Review: Acer Aspire P3

Ultrabooks aren’t merely ultra thin laptops these days. No, they can be so much more, and Acer is out to prove just that, with the P3, a tablet that’s classed like an Ultrabook thanks to similar innards and the addition of a keyboard case.

Features

Sporting an 11.6 inch IPS screen, the P3 looks like it should be a tablet, and yet thanks to some design and hardware choices, Acer has somehow made this machine into an Ultrabook, complete with the sticker that tells everyone this fact.

As such, you’ll find an Intel Core i5 processor here, albeit one with the prior generation of Core processors from the third-generation, Ivy Bridge. Memory is set to 2GB in this model, with 120GB of storage inside and no microSD slot, as some other tablets support.

Connections are pretty standard here, with Bluetooth 4.0, WiFi 802.11 a/b/g/n, microHDMI, and a lone USB 3.0 port. Multimedia is catered for in the way we’re used to seeing on tablets, with a 720p HD front-facing camera, and a 5 megapixel camera on the back.

All of this technology sits under the 11.6 inch touchscreen, which runs the HD resolution of 1366×768, and sits inside a frame made of aluminium.

The Aspire P3 also comes with a Bluetooth keyboard case which hugs the tablet and provides a keyboard with a vinyl protective covering. The case also blocks the rear camera.

Performance

Upon first glance, the design of Acer’s P3 is familiar territory.

In some ways, we’re reminded of the W7, one of the first Windows 8 models the company revealed to us last year, which took an 11.6 inch tablet with Full HD resolution, and threw in power that made it like an Ultrabook, except obviously not one. It was first and foremost a tablet, and even though you could find a similar keyboard case, it was a tablet with a keyboard case.

The P3 Ultrabook is different to the W7, because even though the first glance makes the two look similar – damn near identical, in fact – they are ever so slightly different.

They both run on a third generation Intel Core i5 processor, both feature solid state storage, and both rely on Windows 8 to get them through the course of the day.

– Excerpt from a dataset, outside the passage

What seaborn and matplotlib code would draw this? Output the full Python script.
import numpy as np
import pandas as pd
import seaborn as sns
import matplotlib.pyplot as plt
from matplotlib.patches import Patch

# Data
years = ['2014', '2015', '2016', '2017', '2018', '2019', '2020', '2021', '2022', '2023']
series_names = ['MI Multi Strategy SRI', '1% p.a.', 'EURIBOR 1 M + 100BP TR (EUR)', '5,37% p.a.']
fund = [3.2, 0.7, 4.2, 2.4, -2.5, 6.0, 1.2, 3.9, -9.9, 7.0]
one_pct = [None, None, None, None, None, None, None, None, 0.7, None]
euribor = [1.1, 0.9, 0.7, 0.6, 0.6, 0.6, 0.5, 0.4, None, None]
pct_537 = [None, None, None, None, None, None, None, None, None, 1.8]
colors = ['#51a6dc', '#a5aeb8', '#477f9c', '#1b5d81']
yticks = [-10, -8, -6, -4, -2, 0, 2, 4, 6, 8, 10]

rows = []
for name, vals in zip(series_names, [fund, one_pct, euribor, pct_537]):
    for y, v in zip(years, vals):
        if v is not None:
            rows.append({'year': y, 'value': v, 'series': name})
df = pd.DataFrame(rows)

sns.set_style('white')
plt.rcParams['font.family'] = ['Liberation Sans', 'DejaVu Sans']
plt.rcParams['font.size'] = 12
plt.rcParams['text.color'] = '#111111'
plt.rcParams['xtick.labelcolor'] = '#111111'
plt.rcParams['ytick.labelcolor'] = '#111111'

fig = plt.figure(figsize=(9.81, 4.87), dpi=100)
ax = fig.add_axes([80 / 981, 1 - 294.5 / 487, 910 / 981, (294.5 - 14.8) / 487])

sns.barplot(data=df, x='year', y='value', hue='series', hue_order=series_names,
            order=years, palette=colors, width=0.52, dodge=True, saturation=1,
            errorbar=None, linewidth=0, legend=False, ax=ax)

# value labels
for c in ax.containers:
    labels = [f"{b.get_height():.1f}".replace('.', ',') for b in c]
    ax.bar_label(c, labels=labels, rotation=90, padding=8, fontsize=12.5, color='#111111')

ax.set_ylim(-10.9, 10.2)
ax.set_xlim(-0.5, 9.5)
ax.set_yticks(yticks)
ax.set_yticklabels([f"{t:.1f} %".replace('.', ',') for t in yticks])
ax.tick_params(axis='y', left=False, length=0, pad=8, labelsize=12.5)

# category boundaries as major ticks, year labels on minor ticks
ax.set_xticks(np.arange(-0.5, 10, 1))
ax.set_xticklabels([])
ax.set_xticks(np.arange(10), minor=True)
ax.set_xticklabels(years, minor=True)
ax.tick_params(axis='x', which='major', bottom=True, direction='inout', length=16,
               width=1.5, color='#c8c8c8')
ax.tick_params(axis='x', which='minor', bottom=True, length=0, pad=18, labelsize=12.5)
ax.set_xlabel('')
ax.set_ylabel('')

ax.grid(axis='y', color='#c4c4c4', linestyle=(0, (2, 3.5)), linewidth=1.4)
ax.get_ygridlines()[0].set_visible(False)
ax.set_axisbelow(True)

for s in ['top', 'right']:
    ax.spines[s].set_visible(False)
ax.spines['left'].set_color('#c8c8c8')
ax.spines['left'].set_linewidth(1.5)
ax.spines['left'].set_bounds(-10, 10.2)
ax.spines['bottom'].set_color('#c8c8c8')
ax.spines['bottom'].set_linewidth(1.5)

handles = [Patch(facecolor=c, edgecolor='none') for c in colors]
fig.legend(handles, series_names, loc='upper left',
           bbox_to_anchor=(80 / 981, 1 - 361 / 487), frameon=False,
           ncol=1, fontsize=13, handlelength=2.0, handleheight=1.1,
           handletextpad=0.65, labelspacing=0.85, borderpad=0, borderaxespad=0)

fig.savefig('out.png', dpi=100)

But there are differences, and quite noticeable ones if you know where to look. There’s less memory in the P3, with 2GB against the W7’s 4GB. The storage isn’t quite 128GB here, with only a 120GB module used. Oh, and the 11.6 inch screen seems less impressive on the P3, with merely a HD-capable resolution of 1366×768, less than the Full HD offered.

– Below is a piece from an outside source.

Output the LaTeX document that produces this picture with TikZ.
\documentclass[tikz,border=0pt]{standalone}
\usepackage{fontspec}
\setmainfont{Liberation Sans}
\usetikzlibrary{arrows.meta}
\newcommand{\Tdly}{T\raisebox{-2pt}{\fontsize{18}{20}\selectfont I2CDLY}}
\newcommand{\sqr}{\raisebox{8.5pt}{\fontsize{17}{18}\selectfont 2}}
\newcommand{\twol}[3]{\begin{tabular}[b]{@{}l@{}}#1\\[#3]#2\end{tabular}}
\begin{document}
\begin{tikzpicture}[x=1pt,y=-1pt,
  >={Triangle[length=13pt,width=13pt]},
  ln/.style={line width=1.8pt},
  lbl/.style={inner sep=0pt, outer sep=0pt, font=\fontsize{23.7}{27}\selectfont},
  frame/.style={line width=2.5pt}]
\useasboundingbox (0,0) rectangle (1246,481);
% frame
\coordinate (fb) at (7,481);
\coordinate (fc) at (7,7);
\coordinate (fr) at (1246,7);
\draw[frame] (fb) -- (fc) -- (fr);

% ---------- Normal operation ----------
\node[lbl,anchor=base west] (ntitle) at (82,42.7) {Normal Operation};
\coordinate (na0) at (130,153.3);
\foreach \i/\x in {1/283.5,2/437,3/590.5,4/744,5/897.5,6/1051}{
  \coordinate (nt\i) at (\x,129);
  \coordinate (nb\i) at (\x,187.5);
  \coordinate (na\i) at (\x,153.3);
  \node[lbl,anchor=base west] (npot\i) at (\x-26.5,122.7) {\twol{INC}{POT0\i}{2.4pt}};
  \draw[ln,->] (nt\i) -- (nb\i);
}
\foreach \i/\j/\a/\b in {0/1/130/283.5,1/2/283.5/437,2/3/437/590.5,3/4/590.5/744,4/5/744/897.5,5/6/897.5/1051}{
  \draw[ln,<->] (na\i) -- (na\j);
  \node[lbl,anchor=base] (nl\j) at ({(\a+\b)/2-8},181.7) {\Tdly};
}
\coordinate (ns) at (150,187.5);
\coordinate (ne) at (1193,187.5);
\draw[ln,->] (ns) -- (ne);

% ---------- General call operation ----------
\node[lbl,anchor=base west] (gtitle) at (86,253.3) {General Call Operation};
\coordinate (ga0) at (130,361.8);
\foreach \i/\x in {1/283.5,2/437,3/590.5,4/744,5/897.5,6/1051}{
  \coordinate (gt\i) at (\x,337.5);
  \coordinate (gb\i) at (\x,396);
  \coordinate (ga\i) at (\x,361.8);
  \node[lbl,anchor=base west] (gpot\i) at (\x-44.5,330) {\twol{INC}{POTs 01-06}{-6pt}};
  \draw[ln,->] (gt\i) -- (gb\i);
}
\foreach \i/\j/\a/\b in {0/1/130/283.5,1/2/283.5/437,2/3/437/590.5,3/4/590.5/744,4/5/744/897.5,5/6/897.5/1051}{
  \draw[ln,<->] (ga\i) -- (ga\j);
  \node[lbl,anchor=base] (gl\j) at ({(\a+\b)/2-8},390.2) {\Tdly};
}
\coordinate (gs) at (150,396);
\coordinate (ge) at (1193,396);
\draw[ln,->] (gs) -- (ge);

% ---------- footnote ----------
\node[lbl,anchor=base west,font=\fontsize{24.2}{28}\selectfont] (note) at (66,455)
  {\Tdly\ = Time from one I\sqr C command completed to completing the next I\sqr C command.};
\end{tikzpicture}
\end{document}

These are pretty serious differences, and in some ways, it makes you feel like Acer has packed in a mid-range Ultrabook from 2012 into the body of a tablet.

When you start playing with the P3, that feeling is confirmed relatively quickly.

We’ll start with the performance, and while it’s acceptable, we’re not hugely impressed here. Despite the decent Core i5 innards, the P3 does take its sweet time in choosing to run things.

Heavy applications – games, for instance – can take a full minute to run to their starting screen, not including the internal load time, and Notepad – yes, the basic writing tool that has come standard with Windows since, well, ever – managed around 20 seconds.

That’s not a good time, and is likely something we can attribute to Acer’s supplying of only 2GB memory to this system, which just doesn’t seem enough for a machine matched with an Intel Core processor.

An Atom maybe, and Acer’s W5 didn’t seem to have any problems with both the 2GB and Intel’s Atom system-on-a-chip working together, but here in the P3, it’s just not the same.

It’s a shame, too, as gestures on the touchscreen all work quickly, as does switching menus and using core Windows functionality.